SAN FRANCISCO — One man was killed and another was wounded in a shooting on a packed subway train in San Francisco Wednesday morning, police said.
“There was an altercation between folks who may have known each other inside the subway before it stopped in Castro,” said Supervisor Rafael Mandelman, who represents the Castro District. Mandelman said that while the person who was killed appeared to be part of the altercation, the second man who was shot and wounded is believed to have been an innocent bystander.
San Francisco police spokeswoman Officer Kathryn Winters said Wednesday’s shooting is believed to have been the first ever on a train with the San Francisco Municipal Transportation Agency — also known as Muni. The agency operates most public transportation in the city, including trains, buses, streetcars and San Francisco’s iconic cable cars.
The shooting happened around 10 a.m. on a Muni train traveling between the Forest Hill and Castro stations.
“When the train stopped, the perpetrator ran out, along with all of the people on the packed train,” said Supervisor Myrna Melgar, who represents the Forest Hill neighborhood.
Police were looking for a man described only as wearing dark clothes and a dark hooded jacket. Winters said all Muni trains and subway stations have cameras, and police were reviewing the footage.

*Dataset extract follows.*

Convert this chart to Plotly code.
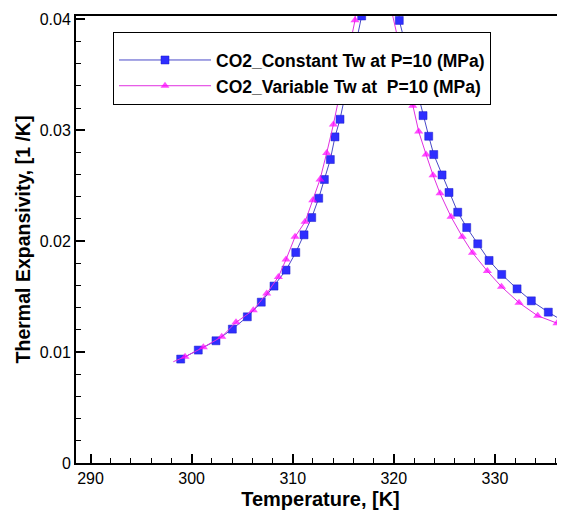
import plotly.graph_objects as go

# ---- data ----
T_const = [298.92, 300.66, 302.41, 304.03, 305.51, 306.89, 308.15, 309.34, 310.30,
           311.12, 311.88, 312.57, 313.13, 313.72, 314.18, 314.68, 316.82, 318.70,
           320.54, 322.89, 323.45, 323.95, 324.77, 325.46, 326.32, 327.21, 328.30,
           329.42, 330.67, 332.19, 333.60, 335.28, 336.87]
beta_const = [0.00937, 0.01018, 0.01102, 0.01207, 0.01318, 0.01450, 0.01595, 0.01739,
              0.01898, 0.02057, 0.02213, 0.02387, 0.02556, 0.02736, 0.02940, 0.03099,
              0.04030, 0.07500, 0.03990, 0.03132, 0.02946, 0.02781, 0.02597, 0.02439,
              0.02261, 0.02123, 0.01976, 0.01826, 0.01700, 0.01570, 0.01462, 0.01360,
              0.01273]

T_var = [298.19, 299.35, 301.16, 302.98, 304.39, 306.10, 307.43, 308.58, 309.34,
         310.23, 311.22, 311.98, 312.70, 313.36, 314.02, 316.16, 318.00, 319.60,
         321.87, 322.46, 323.19, 323.88, 324.57, 325.66, 326.77, 327.78, 329.25,
         330.65, 332.38, 334.23, 336.14, 336.93]
beta_var = [0.00913, 0.00958, 0.01043, 0.01138, 0.01268, 0.01378, 0.01528, 0.01678,
            0.01835, 0.02039, 0.02174, 0.02369, 0.02556, 0.02795, 0.03051, 0.03991,
            0.07200, 0.04150, 0.03221, 0.02989, 0.02781, 0.02595, 0.02431, 0.02219,
            0.02040, 0.01896, 0.01730, 0.01589, 0.01445, 0.01327, 0.01261, 0.01225]

names = ["CO2_Constant Tw at P=10 (MPa)", "CO2_Variable Tw at  P=10 (MPa)"]

x_ticks = [290, 300, 310, 320, 330]
y_ticks = [0, 0.01, 0.02, 0.03, 0.04]
y_ticktext = ["0", "0.01", "0.02", "0.03", "0.04"]

FONT = "Arial, Liberation Sans, Helvetica, sans-serif"

fig = go.Figure()

fig.add_trace(go.Scatter(
    x=T_const, y=beta_const, name=names[0], mode="lines+markers",
    line=dict(color="#4848C8", width=1),
    marker=dict(symbol="square", size=8, color="#2E2EFF",
                line=dict(color="#1C1CC8", width=0.5)),
))

var_sizes = [0] + [8] * (len(T_var) - 1)
fig.add_trace(go.Scatter(
    x=T_var, y=beta_var, name=names[1], mode="lines+markers",
    line=dict(color="#E030E0", width=1),
    marker=dict(symbol="triangle-up", size=var_sizes, color="#FF00FF",
                line=dict(width=0)),
))

# the page body has an 8px default margin: the figure is sized so that
# the plot area reaches the right edge of the 565x510 window
fig.update_layout(
    width=557, height=502,
    margin=dict(l=68, r=0, t=8, b=47),
    paper_bgcolor="white", plot_bgcolor="white",
    font=dict(family=FONT, color="black", size=16),
    showlegend=True,
    legend=dict(
        x=(113 - 76) / 489, y=(463 - 32) / 447, xanchor="left", yanchor="top",
        bgcolor="white", bordercolor="black", borderwidth=1,
        font=dict(family=FONT, size=17.5, color="black", weight="bold"),
        itemwidth=92, tracegroupgap=0,
        title=dict(text=" ", font=dict(size=7)),
    ),
    xaxis=dict(
        range=[288.566, 336.93], showgrid=False, zeroline=False, automargin=False,
        showline=True, linecolor="black", linewidth=2, mirror=True,
        ticks="inside", ticklen=9, tickwidth=1.5, tickcolor="black",
        tickvals=x_ticks, tickfont=dict(size=16),
        minor=dict(ticks="inside", ticklen=5, tickwidth=1, tickcolor="black", dtick=2),
        title=dict(text="Temperature, [K]", font=dict(size=20, weight="bold"), standoff=11),
    ),
    yaxis=dict(
        range=[0, 0.0403], showgrid=False, zeroline=False, automargin=False,
        showline=True, linecolor="black", linewidth=2, mirror=False,
        ticks="inside", ticklen=9, tickwidth=1.5, tickcolor="black",
        tickvals=y_ticks, ticktext=y_ticktext, tickfont=dict(size=16),
        minor=dict(ticks="inside", ticklen=5, tickwidth=1, tickcolor="black", dtick=0.002),
        title=dict(text="Thermal Expansivity, [1 /K]", font=dict(size=19.5, weight="bold"), standoff=4),
    ),
)

fig.write_html("out.html")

The station where the suspect ran out is at the heart of San Francisco’s famous Castro neighborhood, which is internationally known for its LGBTQ activism. The shooting comes just four days before San Francisco’s Pride parade, which typically draws thousands of people from around the world, and people are on edge amid a wave of threats to the LGBTQ community.
Winters said the shooting doesn’t appear to have targeted the LGBTQ community or to be connected to the weekend’s upcoming Pride events.
“The San Francisco Police Department as we enter Pride weekend is going to be staffed to ensure safety at all of our events throughout the weekend … to make sure that everyone is safe and has an enjoyable Pride,” Winters said.
Subway service was suspended indefinitely in the area as police gathered evidence and passengers were being shuttled on buses between Muni stations.
Danny Tran, a sales associate at Knob, a clothing store across the street from the Muni station, said it was “alarming” to hear of a shooting inside the city’s subway system.
“You don’t expect to go in and have a shooting in front of your workplace,” he said.